Cleanup from Chernobyl took decades, and the initial concrete "sarcophagus" that was built over it didn't last terribly well, and leaked rather more than you'd want a nuclear disaster shield to leak (though fortunately, it mostly let rainwater in rather than anything out). Turns out, though, that all that rainwater may actually have been helping things a bit.
Subreactor room 305/2 - which is one of the many bits of the former plant that contain a whole lot of weird, radioactive "lava" that flowed in there during the meltdown and then cooled - is, unfortunately, showing signs of an increasing fission reaction, which is really not something you want outside of an operating reactor core. It seems that the leaking rainwater was actually moderating the reaction, and now it's dried out, nothing is there to capture and slow down all those errant neutrons.

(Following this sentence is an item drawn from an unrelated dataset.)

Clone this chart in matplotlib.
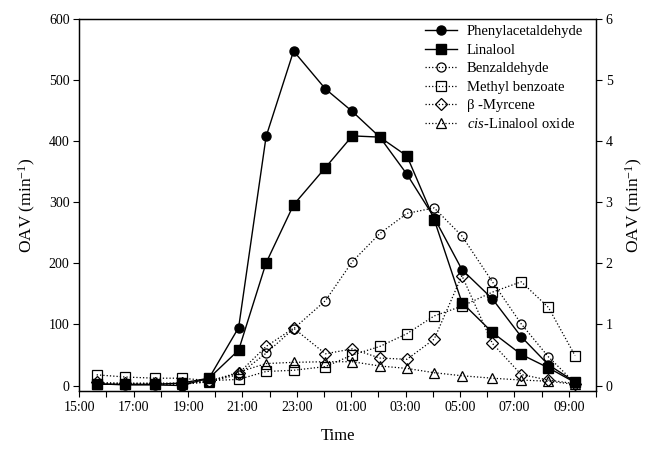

There's nothing to worry too much about yet - scientists have a whole load of possible approaches as to how to quiet the reaction down if it gets a bit too out of hand, and most of them involve robots because, thankfully, robot technology has improved significantly in the decades since the original disaster - but it's still a little more than I wanted to hear about Chernobyl this year.

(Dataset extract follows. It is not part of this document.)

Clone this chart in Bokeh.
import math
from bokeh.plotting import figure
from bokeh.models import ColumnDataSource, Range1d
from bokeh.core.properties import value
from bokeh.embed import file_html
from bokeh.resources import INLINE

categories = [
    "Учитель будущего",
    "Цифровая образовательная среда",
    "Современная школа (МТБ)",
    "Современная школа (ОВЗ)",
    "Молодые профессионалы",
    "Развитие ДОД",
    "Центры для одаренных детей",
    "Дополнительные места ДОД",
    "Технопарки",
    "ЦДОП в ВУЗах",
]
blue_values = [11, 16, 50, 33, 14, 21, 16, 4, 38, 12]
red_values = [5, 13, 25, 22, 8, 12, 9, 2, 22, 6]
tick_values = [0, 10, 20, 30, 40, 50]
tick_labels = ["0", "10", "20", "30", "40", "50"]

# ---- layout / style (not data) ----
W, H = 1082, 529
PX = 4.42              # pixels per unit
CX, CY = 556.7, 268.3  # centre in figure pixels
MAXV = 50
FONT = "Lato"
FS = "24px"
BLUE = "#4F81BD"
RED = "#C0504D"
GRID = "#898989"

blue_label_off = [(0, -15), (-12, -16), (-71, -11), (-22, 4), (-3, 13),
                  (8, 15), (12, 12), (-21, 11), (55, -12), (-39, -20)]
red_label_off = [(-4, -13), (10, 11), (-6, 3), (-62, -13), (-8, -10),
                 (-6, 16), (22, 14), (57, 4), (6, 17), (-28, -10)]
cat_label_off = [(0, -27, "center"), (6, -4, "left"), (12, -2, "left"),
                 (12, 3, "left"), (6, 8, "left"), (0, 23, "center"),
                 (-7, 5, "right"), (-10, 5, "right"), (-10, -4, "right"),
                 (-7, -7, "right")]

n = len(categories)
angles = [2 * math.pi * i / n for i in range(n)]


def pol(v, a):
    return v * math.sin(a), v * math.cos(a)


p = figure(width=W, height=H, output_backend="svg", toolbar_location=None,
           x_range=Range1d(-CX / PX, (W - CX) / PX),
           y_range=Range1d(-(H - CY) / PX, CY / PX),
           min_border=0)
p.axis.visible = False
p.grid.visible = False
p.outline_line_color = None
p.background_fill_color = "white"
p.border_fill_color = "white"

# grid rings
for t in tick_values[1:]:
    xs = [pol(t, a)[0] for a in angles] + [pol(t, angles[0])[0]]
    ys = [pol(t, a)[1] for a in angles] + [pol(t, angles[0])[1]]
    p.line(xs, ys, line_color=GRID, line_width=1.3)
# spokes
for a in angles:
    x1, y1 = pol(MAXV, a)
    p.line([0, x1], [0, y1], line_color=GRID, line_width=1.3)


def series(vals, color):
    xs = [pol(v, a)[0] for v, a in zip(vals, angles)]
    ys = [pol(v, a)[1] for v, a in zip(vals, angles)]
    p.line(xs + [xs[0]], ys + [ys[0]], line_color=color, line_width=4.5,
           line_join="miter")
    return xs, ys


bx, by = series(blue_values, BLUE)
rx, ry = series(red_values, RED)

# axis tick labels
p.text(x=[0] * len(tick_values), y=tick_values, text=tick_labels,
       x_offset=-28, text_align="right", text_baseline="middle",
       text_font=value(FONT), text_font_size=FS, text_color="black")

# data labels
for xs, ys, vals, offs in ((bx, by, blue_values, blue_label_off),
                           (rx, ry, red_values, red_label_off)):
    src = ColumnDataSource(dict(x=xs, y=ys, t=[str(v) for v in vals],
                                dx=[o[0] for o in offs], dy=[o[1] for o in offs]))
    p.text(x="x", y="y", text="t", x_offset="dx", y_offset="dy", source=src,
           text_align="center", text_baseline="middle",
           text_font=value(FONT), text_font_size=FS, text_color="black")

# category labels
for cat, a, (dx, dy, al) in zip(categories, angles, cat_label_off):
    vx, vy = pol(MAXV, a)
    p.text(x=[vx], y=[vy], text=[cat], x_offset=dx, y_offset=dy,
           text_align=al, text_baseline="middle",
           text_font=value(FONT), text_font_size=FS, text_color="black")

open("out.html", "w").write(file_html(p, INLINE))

The Centennial Memorial Tower in Sapporo, Japan is set to be demolished - which is a grand shame, as they just don't make them like this any more. Modern architecture is obsessed with looking clean and pretty, rather than making a statement like this tower does.
Unfortunately, the tower has been in bad shape for many years, with random pieces falling off - so it sort of has to be demolished. Fingers crossed that a replacement will keep the same design ideas; if you ask me, we just don't build enough ridiculous, imposing monuments any more.

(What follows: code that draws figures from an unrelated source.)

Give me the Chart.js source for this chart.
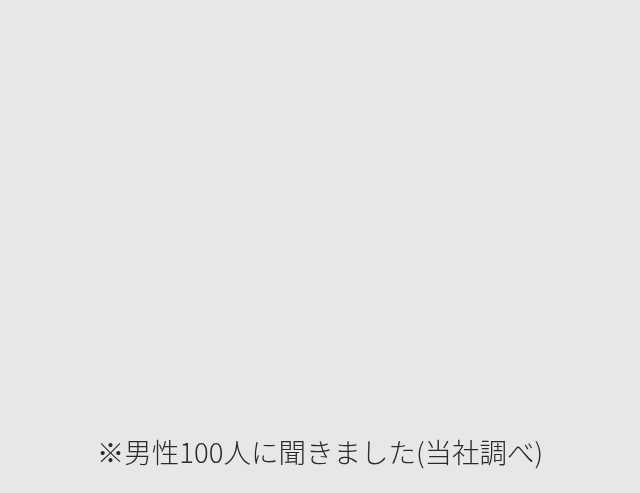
<!DOCTYPE html>
<html lang="ja">
<head>
<meta charset="utf-8">
<script src="https://cdn.jsdelivr.net/npm/chart.js@4"></script>
<style>
  html, body { margin: 0; padding: 0; background: #e7e7e7; }
  #wrap { width: 640px; height: 493px; }
</style>
</head>
<body>
<div id="wrap"><canvas id="chart"></canvas></div>
<script>
// --- DATA (nothing is drawn in the reference, only the note) ---
const categories = [];
const values = [];
const noteText = "※男性100人に聞きました(当社調べ)";

const ctx = document.getElementById('chart').getContext('2d');
const chart = new Chart(ctx, {
    type: 'pie',
    data: {
        labels: categories,
        datasets: [{ data: values }]
    },
    options: {
        responsive: true,
        maintainAspectRatio: false,
        animation: false,
        plugins: {
            legend: { display: false },
            tooltip: { enabled: false },
            title: {
                display: true,
                text: noteText,
                position: 'bottom',
                color: '#2b2b2b',
                font: { family: '"Noto Sans CJK JP"', size: 27.5, weight: 300 },
                padding: { top: 10, bottom: 24 }
            }
        }
    }
});
</script>
</body>
</html>
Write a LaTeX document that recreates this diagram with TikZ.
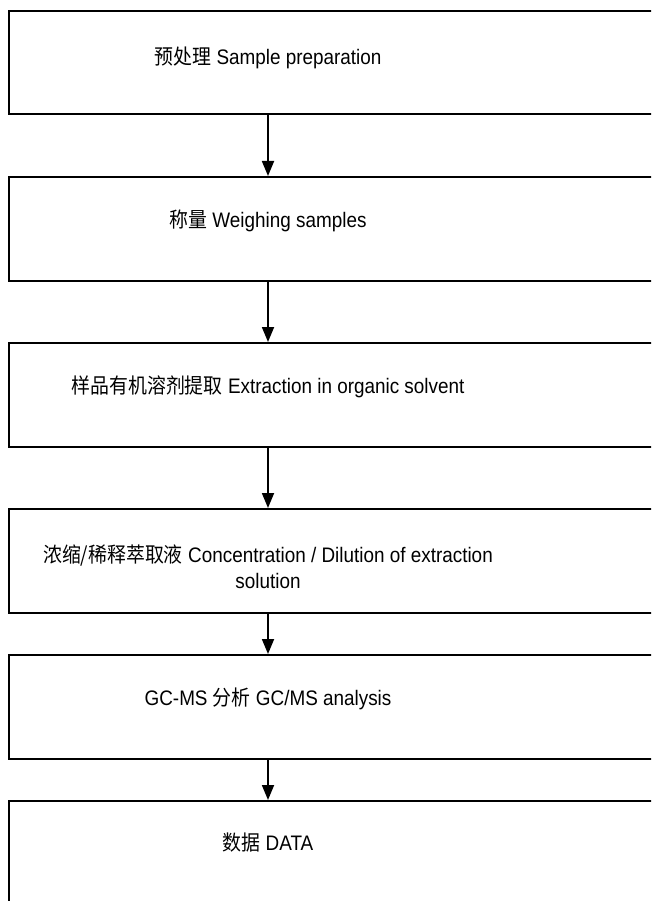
\documentclass[tikz,border=0pt]{standalone}
\usepackage{fontspec}
\setmainfont[FakeStretch=0.9]{Liberation Sans}
\newfontfamily\cjk[FakeStretch=0.9]{Noto Sans CJK SC}
\usetikzlibrary{arrows.meta}
\begin{document}
\begin{tikzpicture}[x=1pt,y=-1pt,
  stepbox/.style={draw, line width=2pt, anchor=north west, minimum width=680pt, minimum height=#1, inner sep=0pt},
  label/.style={anchor=base, inner sep=0pt, font=\fontsize{21}{25}\selectfont},
  arr/.style={line width=1.8pt, -{Triangle[length=15pt,width=12pt]}}]
\useasboundingbox (0,0) rectangle (651,901);
\clip (0,0) rectangle (651,901);
\fill[white] (0,0) rectangle (651,901);
\node[stepbox=103pt] (b1) at (8,10) {};
\node[stepbox=104pt] (b2) at (8,176) {};
\node[stepbox=104pt] (b3) at (8,342) {};
\node[stepbox=104pt] (b4) at (8,508) {};
\node[stepbox=104pt] (b5) at (8,654) {};
\node[stepbox=120pt] (b6) at (8,800) {};
\node[label] (t1) at (268,65) {{\cjk 预处理} Sample preparation};
\node[label] (t2) at (268,227) {{\cjk 称量} Weighing samples};
\node[label] (t3) at (268,393) {{\cjk 样品有机溶剂提取} Extraction in organic solvent};
\node[label] (t4) at (268,562) {{\cjk 浓缩/稀释萃取液} Concentration / Dilution of extraction};
\node[label] (t4b) at (268,588) {solution};
\node[label] (t5) at (268,705) {GC-MS {\cjk 分析} GC/MS analysis};
\node[label] (t6) at (268,850) {{\cjk 数据} DATA};
\draw[arr] (t1 |- b1.south) -- (t1 |- b2.north);
\draw[arr] (t1 |- b2.south) -- (t1 |- b3.north);
\draw[arr] (t1 |- b3.south) -- (t1 |- b4.north);
\draw[arr] (t1 |- b4.south) -- (t1 |- b5.north);
\draw[arr] (t1 |- b5.south) -- (t1 |- b6.north);
\end{tikzpicture}
\end{document}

They're also tearing down Tokyo's Nakagin Capsule Tower, which is similarly iconic and honestly an inspired design I wish more places had at least borrowed some ideas from. It's not a great month for modernist architecture in Japan.
The Golden Gate Bridge, in San Francisco, is iconic - world-famous, even. And, yes, painting it is hard, but apparently adding all the various safety features they didn't think about back in the 1930s is even harder.
When they retrofitted the western side's safety railing last year, the engineers accidentally introduced an element into the bridge that makes it hum in certain wind conditions. And it's not just a quiet hum - it's clearly audible when driving across and even audible from houses a few miles away.
They're now close to a fix, but I'm sure this is a case where you really double-check the fix, to make sure you don't accidentally amplify the hum, or send it into the ultrasonic and deafen bats, or something.
Ford really went in on their electric vehicle push this week with the introduction of the F-150 Lightning - their all-electric version of the truck that has been the US' best selling vehicle for decades.
Among other tricks, including your standard ridiculous acceleration and a very decent range for its price point, the new Lightning can power an entire house for days - after all, it's basically a 100kWh battery that happens to have a chassis around it. This, and other marketing around the new Lightning, is clearly designed to cater to the F-150's base - no mention of the environment, and instead lots of talking about its power, speed, and presumed ability to save entire villages from mysterious threats.
Of course, the F-150 still has an incredibly dangerous design for pedestrians with that giant front cross-section, but this is an unfortunate design aesthetic common to many popular US cars. If Ford can get the majority of the US to start taking electric vehicles seriously, this is probably still a net win overall.